One of the ways that I explain what aikido is about, is to say that it is an exploration of boundaries. It starts with an understanding of our own personal boundaries. Who are we? What are we good at? What are we bad at? Where are we comfortable and where are we not?
Aikido offers us the opportunity to find out the answers to these questions and many more, because on the mat, the nature of the art means that you can not hide and whoever you are is revealed. Whatever your strengths and weaknesses are, become apparent.
At that point a whole series of new questions arise:
· Are you going to take a good look at what is revealed?
· What are the things that you need to work on if you are to develop as a person?
· Are you prepared to put in the sometimes painful work to get there?
I have a theory that students often stop coming when they reach a point in their development when their abilities on the mat match their potential before they arrived. Then, if they are to improve, they need to take a good look at themselves and do the hard yards. Many simply can’t face doing that. Interestingly, it is often those that seem most at ease with the world and who have a natural athleticism, whereas those who arrive on the mat somewhat broken by what life has thrown at them are more willing to pay the price.
Aikido offers the tools and principles to allow us to become better versions of ourselves by presenting a path to continual grow. (Beware the student or usually teacher, who thinks they have made it!)
So, what has this got to do with boundaries you may ask? Well, until you know who you are and where you want to go, how can you start to move forward. Moving forward means that you are prepared to step outside your comfort zone and experience the things that at this point in time don’t seem possible and which seem a little bit scary. It is only when we understand where we are at that we can see the path forward. And like any journey it’s best done step by step, as a leap into the unknown is far more likely to lead to disaster.
Boundaries are a place you can be inside or outside of. On the mat, outside is represented by our partner. They are the mirror that reflects who we are and if you want to see clearly, you need to explore the boundaries of your partner. This is the place of true connection and where the true practise of aikido begins. If you don’t find it, you will learn little about yourself or your partner.
As a senior grade, it is your job to reach down and help your partner up the ladder and in this scenario the partner has to reach up as far as they are able to make the job of moving up and on, as easy as possible. Where partners have similar grades and experience, the model doesn’t change much simply because each partner has strengths and weaknesses, so sometimes one is lifting up, but at other times they reach down.
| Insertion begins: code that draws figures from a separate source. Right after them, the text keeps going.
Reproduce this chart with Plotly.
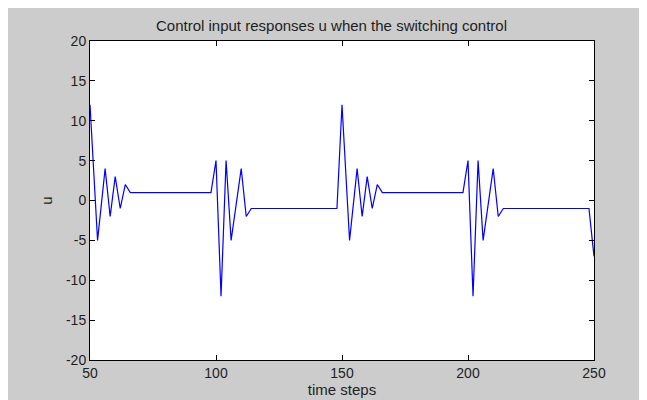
import plotly.graph_objects as go

# vertices of the control input signal u (time step, value)
time_steps = [50, 53, 56, 58, 60, 62, 64, 66, 98, 100, 102, 104, 106, 110, 112, 114,
              148, 150, 153, 156, 158, 160, 162, 164, 166, 198, 200, 202, 204, 206,
              210, 212, 214, 248, 250]
u_values = [12, -5, 4, -2, 3, -1, 2, 1, 1, 5, -12, 5, -5, 4, -2, -1,
            -1, 12, -5, 4, -2, 3, -1, 2, 1, 1, 5, -12, 5, -5,
            4, -2, -1, -1, -7]

x_ticks = [50, 100, 150, 200, 250]
y_ticks = [-20, -15, -10, -5, 0, 5, 10, 15, 20]
y_tick_labels = ["-20", "-15", "-10", "-5", "0", "5", "10", "15", "20"]

tick_font = dict(family="Liberation Sans, Arial, sans-serif", size=14, color="#1e1e1e")
label_font = dict(family="Liberation Sans, Arial, sans-serif", size=15, color="#1e1e1e")

fig = go.Figure()

fig.add_trace(
    go.Scatter(
        x=time_steps,
        y=u_values,
        mode="lines",
        line=dict(color="#0000ff", width=1.2),
        showlegend=False,
    )
)

axis_style = dict(
    showgrid=False,
    zeroline=False,
    showline=True,
    linecolor="black",
    linewidth=1,
    mirror="ticks",
    ticks="inside",
    ticklen=5,
    tickcolor="black",
    tickfont=tick_font,
)

fig.update_xaxes(
    range=[50, 250],
    tickvals=x_ticks,
    title=dict(text="time steps", font=label_font, standoff=0),
    **axis_style,
)
fig.update_yaxes(
    range=[-20, 20],
    tickvals=y_ticks,
    ticktext=y_tick_labels,
    title=dict(text="u", font=label_font, standoff=9),
    **axis_style,
)

# the page body adds an 8px offset, so margins are shifted to keep the box in place
fig.update_layout(
    title=dict(text="Control input responses u when the switching control",
               font=label_font, x=0.5, xanchor="center", y=0.955, yanchor="middle"),
    width=647,
    height=400,
    margin=dict(l=82, r=61, t=33, b=48),
    paper_bgcolor="#cccccc",
    plot_bgcolor="white",
)

fig.write_html("out.html")
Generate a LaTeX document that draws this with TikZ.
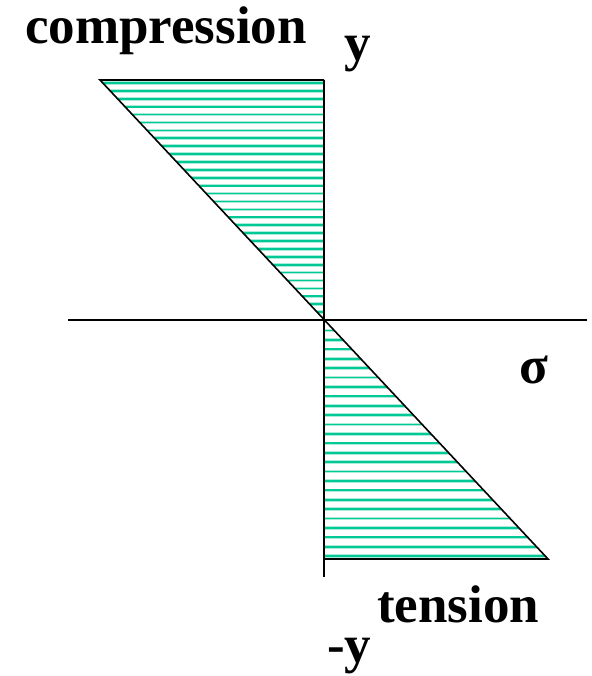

It’s a beautiful thing!
When you step off the mat, this way of practise doesn’t really change, as armed with what you have learnt on the mat, you can adopt exactly the same principles, with everyone and everything that life throws your way.
The joy of aikido for me has always been this journey of self-development inextricably linked to my relationship with the people I meet and the situations that life brings my way. The choice is simple. You can either engage and give it your best shot and accept that sometimes you will fall, or avoid the challenges that are offered and miss out on what could have been.
Every moment potentially offers a challenge. Are you up for it?